Data shown ▸
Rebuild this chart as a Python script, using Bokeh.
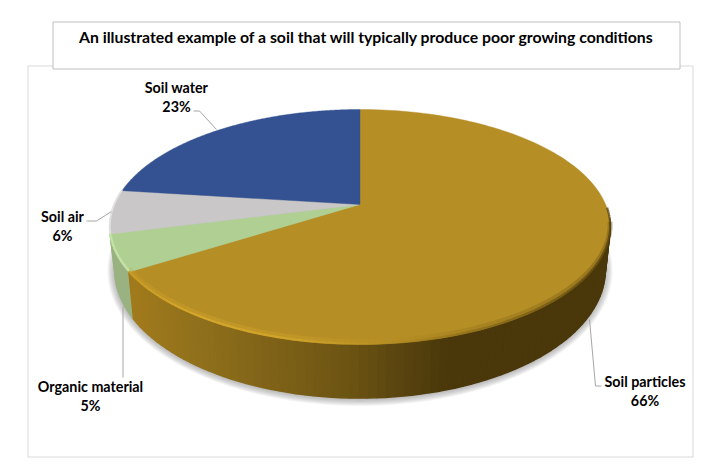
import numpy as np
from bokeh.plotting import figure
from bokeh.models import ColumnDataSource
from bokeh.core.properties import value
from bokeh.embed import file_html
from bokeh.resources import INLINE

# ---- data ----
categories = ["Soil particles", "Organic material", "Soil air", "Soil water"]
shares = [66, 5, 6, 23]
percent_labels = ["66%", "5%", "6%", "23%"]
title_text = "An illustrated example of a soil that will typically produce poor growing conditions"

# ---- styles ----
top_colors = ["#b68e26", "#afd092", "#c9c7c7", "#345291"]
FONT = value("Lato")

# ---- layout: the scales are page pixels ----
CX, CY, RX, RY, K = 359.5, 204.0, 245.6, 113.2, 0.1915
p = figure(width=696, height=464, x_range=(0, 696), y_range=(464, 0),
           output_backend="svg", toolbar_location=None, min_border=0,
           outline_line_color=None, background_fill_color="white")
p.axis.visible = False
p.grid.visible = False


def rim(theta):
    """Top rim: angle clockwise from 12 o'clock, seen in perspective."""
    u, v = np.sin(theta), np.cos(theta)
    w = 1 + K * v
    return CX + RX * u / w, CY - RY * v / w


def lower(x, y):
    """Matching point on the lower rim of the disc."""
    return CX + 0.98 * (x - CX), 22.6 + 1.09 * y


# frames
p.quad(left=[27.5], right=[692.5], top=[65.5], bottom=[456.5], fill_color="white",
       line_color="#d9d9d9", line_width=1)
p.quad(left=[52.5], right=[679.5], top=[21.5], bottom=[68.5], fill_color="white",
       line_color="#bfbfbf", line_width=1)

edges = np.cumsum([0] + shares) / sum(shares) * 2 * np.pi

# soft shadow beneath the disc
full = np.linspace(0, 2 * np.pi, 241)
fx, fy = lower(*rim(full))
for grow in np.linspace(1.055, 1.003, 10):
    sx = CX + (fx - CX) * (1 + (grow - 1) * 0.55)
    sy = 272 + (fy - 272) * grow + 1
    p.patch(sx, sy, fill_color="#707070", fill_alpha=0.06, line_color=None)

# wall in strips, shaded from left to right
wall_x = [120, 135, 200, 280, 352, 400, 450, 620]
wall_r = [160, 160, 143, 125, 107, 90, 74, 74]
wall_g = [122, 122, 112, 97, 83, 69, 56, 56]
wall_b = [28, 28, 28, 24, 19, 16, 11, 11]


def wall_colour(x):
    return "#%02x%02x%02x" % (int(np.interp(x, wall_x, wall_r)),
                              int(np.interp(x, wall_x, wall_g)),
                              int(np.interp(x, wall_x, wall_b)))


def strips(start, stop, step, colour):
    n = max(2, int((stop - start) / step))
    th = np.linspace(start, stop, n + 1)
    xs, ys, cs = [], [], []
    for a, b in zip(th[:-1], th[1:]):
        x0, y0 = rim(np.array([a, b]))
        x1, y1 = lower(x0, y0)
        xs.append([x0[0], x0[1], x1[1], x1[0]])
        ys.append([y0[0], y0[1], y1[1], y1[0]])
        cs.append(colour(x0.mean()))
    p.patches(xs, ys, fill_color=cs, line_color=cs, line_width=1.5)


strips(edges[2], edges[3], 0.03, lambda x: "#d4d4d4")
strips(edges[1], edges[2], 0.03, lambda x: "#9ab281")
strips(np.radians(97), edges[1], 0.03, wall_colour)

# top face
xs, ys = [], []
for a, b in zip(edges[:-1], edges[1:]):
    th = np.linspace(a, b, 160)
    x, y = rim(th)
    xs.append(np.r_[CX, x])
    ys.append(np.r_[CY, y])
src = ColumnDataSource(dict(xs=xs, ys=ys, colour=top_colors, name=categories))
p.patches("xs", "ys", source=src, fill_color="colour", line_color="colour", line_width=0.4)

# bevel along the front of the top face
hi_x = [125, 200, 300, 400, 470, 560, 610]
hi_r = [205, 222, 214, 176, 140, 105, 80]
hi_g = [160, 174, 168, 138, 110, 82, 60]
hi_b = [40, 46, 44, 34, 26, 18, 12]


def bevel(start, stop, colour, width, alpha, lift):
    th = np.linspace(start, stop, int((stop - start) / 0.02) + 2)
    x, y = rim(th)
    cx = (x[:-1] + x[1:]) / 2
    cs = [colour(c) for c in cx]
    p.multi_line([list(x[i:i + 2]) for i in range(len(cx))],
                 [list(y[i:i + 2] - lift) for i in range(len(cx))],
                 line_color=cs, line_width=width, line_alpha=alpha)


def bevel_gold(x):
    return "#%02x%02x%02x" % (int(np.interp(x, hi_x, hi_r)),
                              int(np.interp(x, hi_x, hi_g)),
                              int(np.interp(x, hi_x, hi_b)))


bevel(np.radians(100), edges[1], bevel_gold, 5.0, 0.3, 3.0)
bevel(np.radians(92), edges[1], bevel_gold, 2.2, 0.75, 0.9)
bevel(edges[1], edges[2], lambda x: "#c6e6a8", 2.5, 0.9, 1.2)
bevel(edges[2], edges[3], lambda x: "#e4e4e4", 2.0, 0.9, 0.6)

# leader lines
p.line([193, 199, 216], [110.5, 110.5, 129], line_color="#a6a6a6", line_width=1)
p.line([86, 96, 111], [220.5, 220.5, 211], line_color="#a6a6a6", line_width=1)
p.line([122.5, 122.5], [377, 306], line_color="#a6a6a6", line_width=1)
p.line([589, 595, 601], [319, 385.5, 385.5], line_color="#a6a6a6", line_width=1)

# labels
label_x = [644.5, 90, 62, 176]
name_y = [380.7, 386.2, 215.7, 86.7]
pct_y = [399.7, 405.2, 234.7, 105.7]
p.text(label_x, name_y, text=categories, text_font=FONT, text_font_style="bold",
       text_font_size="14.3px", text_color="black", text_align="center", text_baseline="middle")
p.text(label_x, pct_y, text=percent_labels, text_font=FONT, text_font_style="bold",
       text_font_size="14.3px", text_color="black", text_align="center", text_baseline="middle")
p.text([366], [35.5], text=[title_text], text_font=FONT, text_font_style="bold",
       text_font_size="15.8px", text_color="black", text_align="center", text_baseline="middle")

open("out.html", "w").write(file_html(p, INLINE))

Task to complete ▸ Copy out every line of the material above exactly, skipping the pictures.

Response ▸
Rebuild this chart as a Python script, using Bokeh.
import numpy as np
from bokeh.plotting import figure
from bokeh.models import ColumnDataSource
from bokeh.core.properties import value
from bokeh.embed import file_html
from bokeh.resources import INLINE

# ---- data ----
categories = ["Soil particles", "Organic material", "Soil air", "Soil water"]
shares = [66, 5, 6, 23]
percent_labels = ["66%", "5%", "6%", "23%"]
title_text = "An illustrated example of a soil that will typically produce poor growing conditions"

# ---- styles ----
top_colors = ["#b68e26", "#afd092", "#c9c7c7", "#345291"]
FONT = value("Lato")

# ---- layout: the scales are page pixels ----
CX, CY, RX, RY, K = 359.5, 204.0, 245.6, 113.2, 0.1915
p = figure(width=696, height=464, x_range=(0, 696), y_range=(464, 0),
           output_backend="svg", toolbar_location=None, min_border=0,
           outline_line_color=None, background_fill_color="white")
p.axis.visible = False
p.grid.visible = False


def rim(theta):
    """Top rim: angle clockwise from 12 o'clock, seen in perspective."""
    u, v = np.sin(theta), np.cos(theta)
    w = 1 + K * v
    return CX + RX * u / w, CY - RY * v / w


def lower(x, y):
    """Matching point on the lower rim of the disc."""
    return CX + 0.98 * (x - CX), 22.6 + 1.09 * y


# frames
p.quad(left=[27.5], right=[692.5], top=[65.5], bottom=[456.5], fill_color="white",
       line_color="#d9d9d9", line_width=1)
p.quad(left=[52.5], right=[679.5], top=[21.5], bottom=[68.5], fill_color="white",
       line_color="#bfbfbf", line_width=1)

edges = np.cumsum([0] + shares) / sum(shares) * 2 * np.pi

# soft shadow beneath the disc
full = np.linspace(0, 2 * np.pi, 241)
fx, fy = lower(*rim(full))
for grow in np.linspace(1.055, 1.003, 10):
    sx = CX + (fx - CX) * (1 + (grow - 1) * 0.55)
    sy = 272 + (fy - 272) * grow + 1
    p.patch(sx, sy, fill_color="#707070", fill_alpha=0.06, line_color=None)

# wall in strips, shaded from left to right
wall_x = [120, 135, 200, 280, 352, 400, 450, 620]
wall_r = [160, 160, 143, 125, 107, 90, 74, 74]
wall_g = [122, 122, 112, 97, 83, 69, 56, 56]
wall_b = [28, 28, 28, 24, 19, 16, 11, 11]


def wall_colour(x):
    return "#%02x%02x%02x" % (int(np.interp(x, wall_x, wall_r)),
                              int(np.interp(x, wall_x, wall_g)),
                              int(np.interp(x, wall_x, wall_b)))


def strips(start, stop, step, colour):
    n = max(2, int((stop - start) / step))
    th = np.linspace(start, stop, n + 1)
    xs, ys, cs = [], [], []
    for a, b in zip(th[:-1], th[1:]):
        x0, y0 = rim(np.array([a, b]))
        x1, y1 = lower(x0, y0)
        xs.append([x0[0], x0[1], x1[1], x1[0]])
        ys.append([y0[0], y0[1], y1[1], y1[0]])
        cs.append(colour(x0.mean()))
    p.patches(xs, ys, fill_color=cs, line_color=cs, line_width=1.5)


strips(edges[2], edges[3], 0.03, lambda x: "#d4d4d4")
strips(edges[1], edges[2], 0.03, lambda x: "#9ab281")
strips(np.radians(97), edges[1], 0.03, wall_colour)

# top face
xs, ys = [], []
for a, b in zip(edges[:-1], edges[1:]):
    th = np.linspace(a, b, 160)
    x, y = rim(th)
    xs.append(np.r_[CX, x])
    ys.append(np.r_[CY, y])
src = ColumnDataSource(dict(xs=xs, ys=ys, colour=top_colors, name=categories))
p.patches("xs", "ys", source=src, fill_color="colour", line_color="colour", line_width=0.4)

# bevel along the front of the top face
hi_x = [125, 200, 300, 400, 470, 560, 610]
hi_r = [205, 222, 214, 176, 140, 105, 80]
hi_g = [160, 174, 168, 138, 110, 82, 60]
hi_b = [40, 46, 44, 34, 26, 18, 12]


def bevel(start, stop, colour, width, alpha, lift):
    th = np.linspace(start, stop, int((stop - start) / 0.02) + 2)
    x, y = rim(th)
    cx = (x[:-1] + x[1:]) / 2
    cs = [colour(c) for c in cx]
    p.multi_line([list(x[i:i + 2]) for i in range(len(cx))],
                 [list(y[i:i + 2] - lift) for i in range(len(cx))],
                 line_color=cs, line_width=width, line_alpha=alpha)


def bevel_gold(x):
    return "#%02x%02x%02x" % (int(np.interp(x, hi_x, hi_r)),
                              int(np.interp(x, hi_x, hi_g)),
                              int(np.interp(x, hi_x, hi_b)))


bevel(np.radians(100), edges[1], bevel_gold, 5.0, 0.3, 3.0)
bevel(np.radians(92), edges[1], bevel_gold, 2.2, 0.75, 0.9)
bevel(edges[1], edges[2], lambda x: "#c6e6a8", 2.5, 0.9, 1.2)
bevel(edges[2], edges[3], lambda x: "#e4e4e4", 2.0, 0.9, 0.6)

# leader lines
p.line([193, 199, 216], [110.5, 110.5, 129], line_color="#a6a6a6", line_width=1)
p.line([86, 96, 111], [220.5, 220.5, 211], line_color="#a6a6a6", line_width=1)
p.line([122.5, 122.5], [377, 306], line_color="#a6a6a6", line_width=1)
p.line([589, 595, 601], [319, 385.5, 385.5], line_color="#a6a6a6", line_width=1)

# labels
label_x = [644.5, 90, 62, 176]
name_y = [380.7, 386.2, 215.7, 86.7]
pct_y = [399.7, 405.2, 234.7, 105.7]
p.text(label_x, name_y, text=categories, text_font=FONT, text_font_style="bold",
       text_font_size="14.3px", text_color="black", text_align="center", text_baseline="middle")
p.text(label_x, pct_y, text=percent_labels, text_font=FONT, text_font_style="bold",
       text_font_size="14.3px", text_color="black", text_align="center", text_baseline="middle")
p.text([366], [35.5], text=[title_text], text_font=FONT, text_font_style="bold",
       text_font_size="15.8px", text_color="black", text_align="center", text_baseline="middle")

open("out.html", "w").write(file_html(p, INLINE))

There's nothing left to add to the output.